Description of the task: Here is the task for the listing below: output exactly the lines from the one containing "Output the web" through the one containing "var outerR = 162.5, innerR", and leave out the pictures.

|---|

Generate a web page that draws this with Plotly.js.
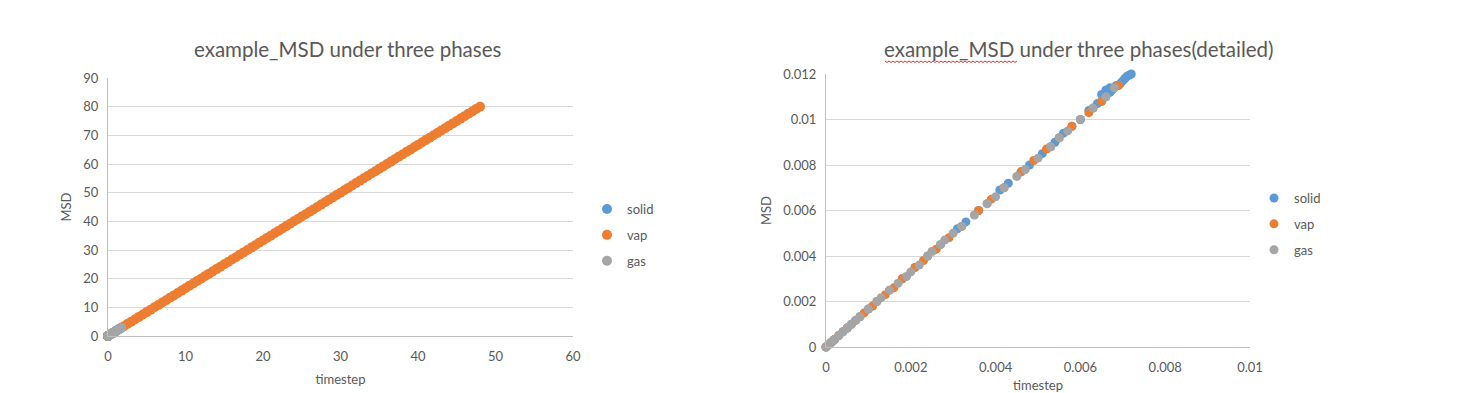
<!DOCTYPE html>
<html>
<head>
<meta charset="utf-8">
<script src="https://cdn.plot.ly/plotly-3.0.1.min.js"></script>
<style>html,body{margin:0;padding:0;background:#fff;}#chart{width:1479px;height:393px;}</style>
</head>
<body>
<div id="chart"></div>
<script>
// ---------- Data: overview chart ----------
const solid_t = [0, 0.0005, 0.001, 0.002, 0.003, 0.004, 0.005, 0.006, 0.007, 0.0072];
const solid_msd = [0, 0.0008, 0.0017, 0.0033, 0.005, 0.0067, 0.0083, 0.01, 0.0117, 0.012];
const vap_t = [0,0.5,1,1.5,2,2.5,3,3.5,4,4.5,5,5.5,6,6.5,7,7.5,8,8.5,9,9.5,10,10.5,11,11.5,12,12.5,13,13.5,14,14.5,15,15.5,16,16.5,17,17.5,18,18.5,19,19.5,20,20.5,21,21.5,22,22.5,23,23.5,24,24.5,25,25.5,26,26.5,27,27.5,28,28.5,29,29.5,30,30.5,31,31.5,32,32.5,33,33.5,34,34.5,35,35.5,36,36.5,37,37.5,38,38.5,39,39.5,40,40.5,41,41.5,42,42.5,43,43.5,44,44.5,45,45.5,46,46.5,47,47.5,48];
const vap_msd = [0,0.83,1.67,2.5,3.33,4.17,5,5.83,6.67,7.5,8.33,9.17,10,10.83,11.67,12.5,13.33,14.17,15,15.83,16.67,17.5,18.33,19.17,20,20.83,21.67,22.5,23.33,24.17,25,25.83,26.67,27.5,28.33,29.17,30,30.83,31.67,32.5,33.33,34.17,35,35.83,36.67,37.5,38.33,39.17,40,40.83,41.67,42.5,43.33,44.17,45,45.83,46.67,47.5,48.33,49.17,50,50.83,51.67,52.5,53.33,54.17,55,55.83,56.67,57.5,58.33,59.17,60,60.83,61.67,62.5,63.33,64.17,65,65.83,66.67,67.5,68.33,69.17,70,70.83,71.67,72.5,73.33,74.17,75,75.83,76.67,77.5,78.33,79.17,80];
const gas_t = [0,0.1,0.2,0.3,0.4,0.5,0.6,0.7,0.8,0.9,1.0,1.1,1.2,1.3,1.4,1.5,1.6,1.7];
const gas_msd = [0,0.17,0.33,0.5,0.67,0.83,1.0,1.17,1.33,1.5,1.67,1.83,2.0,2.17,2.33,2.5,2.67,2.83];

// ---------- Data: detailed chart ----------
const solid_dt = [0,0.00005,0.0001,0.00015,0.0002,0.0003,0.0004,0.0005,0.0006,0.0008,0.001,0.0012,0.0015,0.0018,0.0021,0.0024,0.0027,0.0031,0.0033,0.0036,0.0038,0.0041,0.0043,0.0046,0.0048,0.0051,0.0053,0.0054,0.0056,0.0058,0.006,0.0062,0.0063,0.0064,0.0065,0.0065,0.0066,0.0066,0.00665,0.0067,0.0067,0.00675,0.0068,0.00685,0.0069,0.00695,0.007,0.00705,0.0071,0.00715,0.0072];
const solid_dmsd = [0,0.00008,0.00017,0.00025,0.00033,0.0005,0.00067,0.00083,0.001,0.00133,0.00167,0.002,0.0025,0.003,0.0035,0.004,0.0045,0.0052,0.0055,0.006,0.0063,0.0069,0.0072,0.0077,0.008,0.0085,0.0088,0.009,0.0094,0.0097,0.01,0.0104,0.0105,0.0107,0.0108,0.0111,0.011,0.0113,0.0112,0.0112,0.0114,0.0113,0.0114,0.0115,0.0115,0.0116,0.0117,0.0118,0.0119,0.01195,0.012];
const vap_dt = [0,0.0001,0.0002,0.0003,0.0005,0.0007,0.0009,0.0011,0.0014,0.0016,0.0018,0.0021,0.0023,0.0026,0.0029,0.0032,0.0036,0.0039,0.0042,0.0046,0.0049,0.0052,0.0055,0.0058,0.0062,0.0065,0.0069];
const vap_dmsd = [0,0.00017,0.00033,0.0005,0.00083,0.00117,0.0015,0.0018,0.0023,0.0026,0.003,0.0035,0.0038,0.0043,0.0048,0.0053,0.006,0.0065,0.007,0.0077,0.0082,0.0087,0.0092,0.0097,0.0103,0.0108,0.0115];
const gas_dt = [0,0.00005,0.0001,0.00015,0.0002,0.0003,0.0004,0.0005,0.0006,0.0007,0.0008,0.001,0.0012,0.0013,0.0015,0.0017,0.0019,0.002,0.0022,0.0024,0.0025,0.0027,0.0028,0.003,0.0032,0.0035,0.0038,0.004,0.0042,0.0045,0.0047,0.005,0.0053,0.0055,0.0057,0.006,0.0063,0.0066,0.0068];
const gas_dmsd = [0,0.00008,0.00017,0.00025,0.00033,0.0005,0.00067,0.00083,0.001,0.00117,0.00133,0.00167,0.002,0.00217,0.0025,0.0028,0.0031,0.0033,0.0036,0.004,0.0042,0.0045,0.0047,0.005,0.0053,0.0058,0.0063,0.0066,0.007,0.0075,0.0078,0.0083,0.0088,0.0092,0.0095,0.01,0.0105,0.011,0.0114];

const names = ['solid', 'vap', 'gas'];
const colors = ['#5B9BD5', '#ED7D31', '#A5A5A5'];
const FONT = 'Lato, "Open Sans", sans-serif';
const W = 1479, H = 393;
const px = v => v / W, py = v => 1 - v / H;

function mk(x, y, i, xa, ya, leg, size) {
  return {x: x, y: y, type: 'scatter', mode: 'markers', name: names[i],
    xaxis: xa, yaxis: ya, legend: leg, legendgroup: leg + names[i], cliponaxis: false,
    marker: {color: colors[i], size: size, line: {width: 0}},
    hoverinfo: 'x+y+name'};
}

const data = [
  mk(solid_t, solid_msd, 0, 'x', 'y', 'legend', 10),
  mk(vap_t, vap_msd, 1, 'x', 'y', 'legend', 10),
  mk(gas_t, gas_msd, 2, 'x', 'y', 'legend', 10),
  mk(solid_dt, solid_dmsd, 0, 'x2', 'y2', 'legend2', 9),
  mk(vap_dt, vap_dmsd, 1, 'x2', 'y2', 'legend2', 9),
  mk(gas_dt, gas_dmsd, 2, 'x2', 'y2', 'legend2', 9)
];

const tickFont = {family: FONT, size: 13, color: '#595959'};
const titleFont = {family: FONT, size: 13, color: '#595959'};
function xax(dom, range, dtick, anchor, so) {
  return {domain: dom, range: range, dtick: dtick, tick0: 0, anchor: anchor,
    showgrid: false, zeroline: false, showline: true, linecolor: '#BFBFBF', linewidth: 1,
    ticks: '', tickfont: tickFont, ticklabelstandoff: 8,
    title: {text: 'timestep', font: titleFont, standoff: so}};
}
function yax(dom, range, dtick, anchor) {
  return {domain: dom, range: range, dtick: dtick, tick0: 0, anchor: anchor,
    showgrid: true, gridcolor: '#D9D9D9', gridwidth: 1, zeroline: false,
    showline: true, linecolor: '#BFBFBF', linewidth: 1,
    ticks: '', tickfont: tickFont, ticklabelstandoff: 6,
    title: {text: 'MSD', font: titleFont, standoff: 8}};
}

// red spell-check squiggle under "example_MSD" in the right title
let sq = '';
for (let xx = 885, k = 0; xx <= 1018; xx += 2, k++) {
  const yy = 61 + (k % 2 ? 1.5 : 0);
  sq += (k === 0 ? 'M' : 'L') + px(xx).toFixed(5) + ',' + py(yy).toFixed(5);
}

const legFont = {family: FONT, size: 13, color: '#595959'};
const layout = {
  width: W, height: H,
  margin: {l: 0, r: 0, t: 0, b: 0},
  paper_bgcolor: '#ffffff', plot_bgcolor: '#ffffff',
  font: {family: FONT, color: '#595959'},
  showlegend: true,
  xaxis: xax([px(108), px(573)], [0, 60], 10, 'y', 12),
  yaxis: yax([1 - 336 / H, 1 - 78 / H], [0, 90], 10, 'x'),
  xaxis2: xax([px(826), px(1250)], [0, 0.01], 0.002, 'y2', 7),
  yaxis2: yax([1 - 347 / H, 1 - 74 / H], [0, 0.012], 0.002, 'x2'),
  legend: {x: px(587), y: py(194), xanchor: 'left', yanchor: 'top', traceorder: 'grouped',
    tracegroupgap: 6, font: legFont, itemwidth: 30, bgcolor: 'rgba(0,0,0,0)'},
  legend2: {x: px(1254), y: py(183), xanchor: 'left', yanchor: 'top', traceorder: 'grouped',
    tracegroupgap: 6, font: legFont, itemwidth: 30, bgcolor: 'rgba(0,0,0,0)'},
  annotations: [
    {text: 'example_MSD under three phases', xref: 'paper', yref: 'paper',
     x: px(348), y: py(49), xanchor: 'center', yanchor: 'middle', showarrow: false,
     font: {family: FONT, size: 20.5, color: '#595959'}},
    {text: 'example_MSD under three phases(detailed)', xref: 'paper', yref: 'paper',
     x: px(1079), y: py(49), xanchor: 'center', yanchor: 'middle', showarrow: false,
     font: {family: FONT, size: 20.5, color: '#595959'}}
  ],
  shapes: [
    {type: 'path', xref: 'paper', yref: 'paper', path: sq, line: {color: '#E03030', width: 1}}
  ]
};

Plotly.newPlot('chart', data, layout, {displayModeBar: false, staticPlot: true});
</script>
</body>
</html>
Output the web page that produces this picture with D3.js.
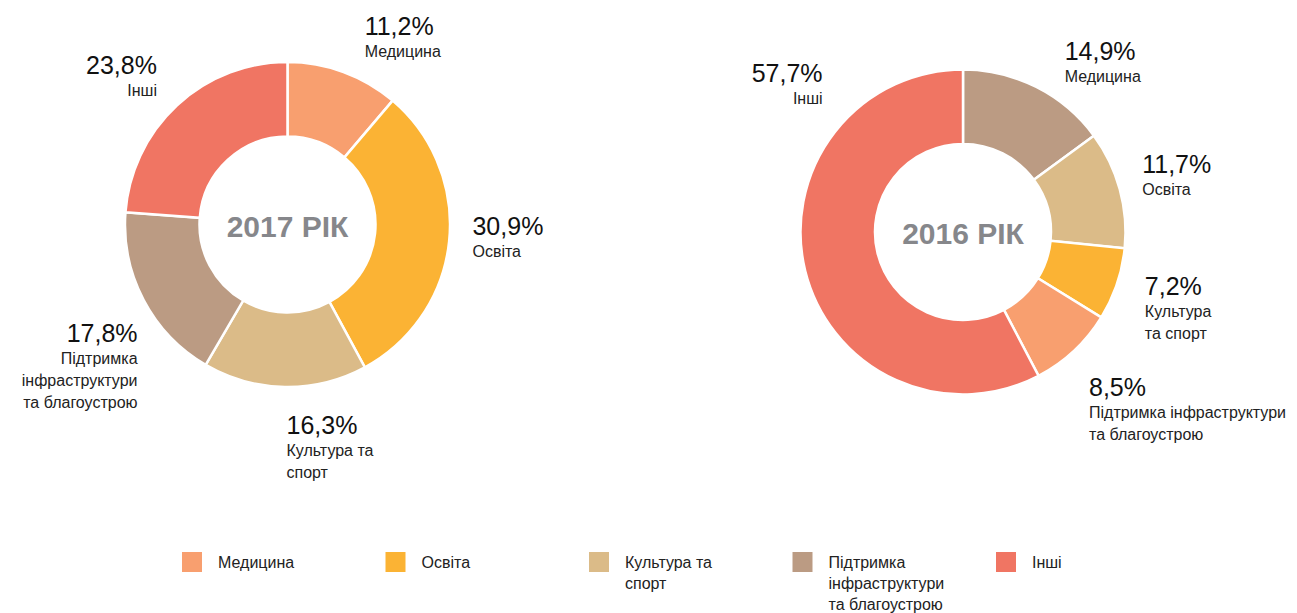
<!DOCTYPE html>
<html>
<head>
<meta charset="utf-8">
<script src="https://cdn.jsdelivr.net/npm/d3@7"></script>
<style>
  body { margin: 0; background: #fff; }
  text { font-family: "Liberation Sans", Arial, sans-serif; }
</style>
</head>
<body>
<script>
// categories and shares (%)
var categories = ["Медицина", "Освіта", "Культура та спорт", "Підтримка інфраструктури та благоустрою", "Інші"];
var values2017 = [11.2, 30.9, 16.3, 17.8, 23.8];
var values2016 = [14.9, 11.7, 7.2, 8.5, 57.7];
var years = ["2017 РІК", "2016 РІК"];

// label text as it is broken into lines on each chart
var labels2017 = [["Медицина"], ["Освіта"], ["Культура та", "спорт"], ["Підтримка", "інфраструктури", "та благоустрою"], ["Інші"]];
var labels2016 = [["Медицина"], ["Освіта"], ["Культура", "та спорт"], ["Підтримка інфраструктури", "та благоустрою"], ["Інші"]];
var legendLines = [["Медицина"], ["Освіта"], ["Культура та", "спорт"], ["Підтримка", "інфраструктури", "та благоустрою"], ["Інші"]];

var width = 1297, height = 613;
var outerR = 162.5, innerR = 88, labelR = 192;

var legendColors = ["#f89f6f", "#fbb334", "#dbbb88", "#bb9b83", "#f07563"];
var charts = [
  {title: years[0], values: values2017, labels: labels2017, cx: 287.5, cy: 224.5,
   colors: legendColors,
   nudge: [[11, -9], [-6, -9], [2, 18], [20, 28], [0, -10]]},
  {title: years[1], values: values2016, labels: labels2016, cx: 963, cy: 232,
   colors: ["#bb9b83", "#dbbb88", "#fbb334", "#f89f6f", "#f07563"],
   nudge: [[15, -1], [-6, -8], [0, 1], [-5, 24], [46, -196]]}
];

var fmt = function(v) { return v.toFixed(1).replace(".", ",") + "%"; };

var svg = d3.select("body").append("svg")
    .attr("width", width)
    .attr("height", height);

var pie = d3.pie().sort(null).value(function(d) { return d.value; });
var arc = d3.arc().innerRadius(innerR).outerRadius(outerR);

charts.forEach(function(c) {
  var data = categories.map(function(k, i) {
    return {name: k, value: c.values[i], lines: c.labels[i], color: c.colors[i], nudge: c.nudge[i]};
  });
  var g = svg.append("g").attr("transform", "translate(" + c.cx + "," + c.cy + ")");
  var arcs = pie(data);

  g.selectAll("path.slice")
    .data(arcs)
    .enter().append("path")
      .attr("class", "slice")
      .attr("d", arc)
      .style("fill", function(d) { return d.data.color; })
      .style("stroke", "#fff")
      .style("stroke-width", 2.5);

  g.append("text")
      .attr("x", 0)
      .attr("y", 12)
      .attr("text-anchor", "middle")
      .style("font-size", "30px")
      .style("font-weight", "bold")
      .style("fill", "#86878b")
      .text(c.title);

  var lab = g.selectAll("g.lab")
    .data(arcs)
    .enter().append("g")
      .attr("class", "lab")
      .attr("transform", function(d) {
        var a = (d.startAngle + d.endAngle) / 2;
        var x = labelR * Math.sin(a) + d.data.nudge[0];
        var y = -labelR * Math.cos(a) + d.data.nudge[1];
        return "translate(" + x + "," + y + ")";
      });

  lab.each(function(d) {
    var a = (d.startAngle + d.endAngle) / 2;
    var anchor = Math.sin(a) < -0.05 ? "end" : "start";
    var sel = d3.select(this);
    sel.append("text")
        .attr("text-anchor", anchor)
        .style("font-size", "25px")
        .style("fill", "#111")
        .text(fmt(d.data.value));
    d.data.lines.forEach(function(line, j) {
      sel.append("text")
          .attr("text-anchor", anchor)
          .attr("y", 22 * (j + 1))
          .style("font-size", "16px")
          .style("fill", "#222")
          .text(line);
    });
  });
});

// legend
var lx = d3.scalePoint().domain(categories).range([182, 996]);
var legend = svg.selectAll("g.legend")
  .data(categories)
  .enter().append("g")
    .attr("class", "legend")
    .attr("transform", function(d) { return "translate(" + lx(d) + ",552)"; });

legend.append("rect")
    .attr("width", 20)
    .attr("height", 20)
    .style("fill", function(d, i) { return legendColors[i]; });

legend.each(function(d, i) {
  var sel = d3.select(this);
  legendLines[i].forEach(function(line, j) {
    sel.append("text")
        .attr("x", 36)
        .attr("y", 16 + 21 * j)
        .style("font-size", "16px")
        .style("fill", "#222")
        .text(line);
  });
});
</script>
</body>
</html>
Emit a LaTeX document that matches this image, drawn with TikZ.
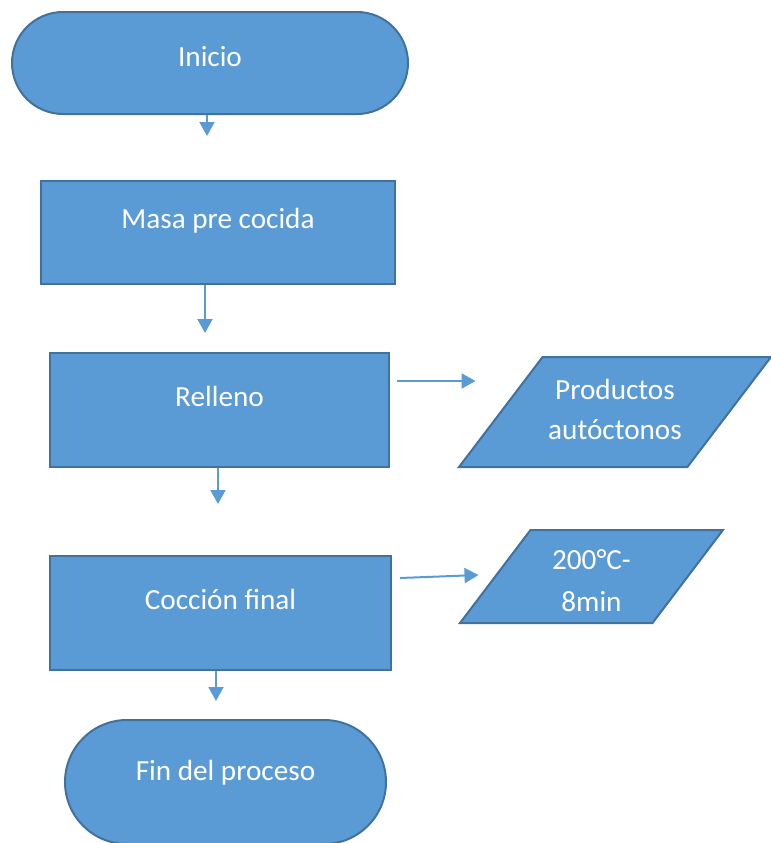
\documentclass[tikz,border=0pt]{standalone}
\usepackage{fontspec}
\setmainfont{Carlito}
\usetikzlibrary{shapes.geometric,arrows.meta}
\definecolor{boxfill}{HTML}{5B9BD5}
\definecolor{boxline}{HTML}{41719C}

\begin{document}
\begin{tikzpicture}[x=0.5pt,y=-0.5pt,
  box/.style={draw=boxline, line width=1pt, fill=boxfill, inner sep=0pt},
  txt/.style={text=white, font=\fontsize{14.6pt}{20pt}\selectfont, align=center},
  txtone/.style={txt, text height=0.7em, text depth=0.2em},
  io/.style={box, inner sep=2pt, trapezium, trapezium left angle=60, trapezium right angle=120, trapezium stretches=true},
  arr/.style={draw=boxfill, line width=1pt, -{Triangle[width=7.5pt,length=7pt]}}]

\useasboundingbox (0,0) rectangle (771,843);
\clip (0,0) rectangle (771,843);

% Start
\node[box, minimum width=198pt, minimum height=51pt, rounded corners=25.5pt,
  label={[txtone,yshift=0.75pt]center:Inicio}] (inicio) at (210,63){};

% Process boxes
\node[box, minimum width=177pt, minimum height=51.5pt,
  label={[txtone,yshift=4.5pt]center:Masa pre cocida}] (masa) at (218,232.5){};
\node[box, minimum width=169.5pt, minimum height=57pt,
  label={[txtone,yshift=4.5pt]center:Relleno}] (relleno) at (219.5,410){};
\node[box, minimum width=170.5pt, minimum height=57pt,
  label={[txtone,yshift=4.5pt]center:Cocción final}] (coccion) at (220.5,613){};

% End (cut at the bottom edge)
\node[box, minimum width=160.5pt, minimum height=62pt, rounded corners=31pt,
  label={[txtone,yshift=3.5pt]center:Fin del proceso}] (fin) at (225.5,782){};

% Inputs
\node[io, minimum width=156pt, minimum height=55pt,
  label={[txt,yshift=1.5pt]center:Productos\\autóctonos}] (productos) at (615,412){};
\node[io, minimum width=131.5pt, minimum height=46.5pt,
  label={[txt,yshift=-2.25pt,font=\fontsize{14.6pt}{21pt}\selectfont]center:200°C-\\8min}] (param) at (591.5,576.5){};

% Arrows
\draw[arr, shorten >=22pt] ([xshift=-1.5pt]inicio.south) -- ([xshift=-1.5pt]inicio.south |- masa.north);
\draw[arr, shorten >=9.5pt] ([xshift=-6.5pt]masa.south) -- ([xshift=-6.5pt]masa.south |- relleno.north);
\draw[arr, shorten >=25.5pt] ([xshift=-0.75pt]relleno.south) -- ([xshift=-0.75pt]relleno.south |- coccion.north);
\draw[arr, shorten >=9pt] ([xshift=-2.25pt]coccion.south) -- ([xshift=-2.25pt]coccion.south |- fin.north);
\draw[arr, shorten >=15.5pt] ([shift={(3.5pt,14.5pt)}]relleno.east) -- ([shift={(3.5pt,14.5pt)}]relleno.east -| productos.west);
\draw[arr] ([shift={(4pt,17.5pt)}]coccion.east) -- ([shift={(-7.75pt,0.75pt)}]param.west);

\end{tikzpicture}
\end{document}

|---|

Solution:
Output the web page that produces this picture with D3.js.
<!DOCTYPE html>
<html>
<head>
<meta charset="utf-8">
<script src="https://cdn.jsdelivr.net/npm/d3@7"></script>
<style>
  body { margin: 0; background: #fff; }
  text { font-family: "Liberation Sans", Arial, sans-serif; }
</style>
</head>
<body>
<script>
// categories and shares (%)
var categories = ["Медицина", "Освіта", "Культура та спорт", "Підтримка інфраструктури та благоустрою", "Інші"];
var values2017 = [11.2, 30.9, 16.3, 17.8, 23.8];
var values2016 = [14.9, 11.7, 7.2, 8.5, 57.7];
var years = ["2017 РІК", "2016 РІК"];

// label text as it is broken into lines on each chart
var labels2017 = [["Медицина"], ["Освіта"], ["Культура та", "спорт"], ["Підтримка", "інфраструктури", "та благоустрою"], ["Інші"]];
var labels2016 = [["Медицина"], ["Освіта"], ["Культура", "та спорт"], ["Підтримка інфраструктури", "та благоустрою"], ["Інші"]];
var legendLines = [["Медицина"], ["Освіта"], ["Культура та", "спорт"], ["Підтримка", "інфраструктури", "та благоустрою"], ["Інші"]];

var width = 1297, height = 613;
var outerR = 162.5, innerR = 88, labelR = 192;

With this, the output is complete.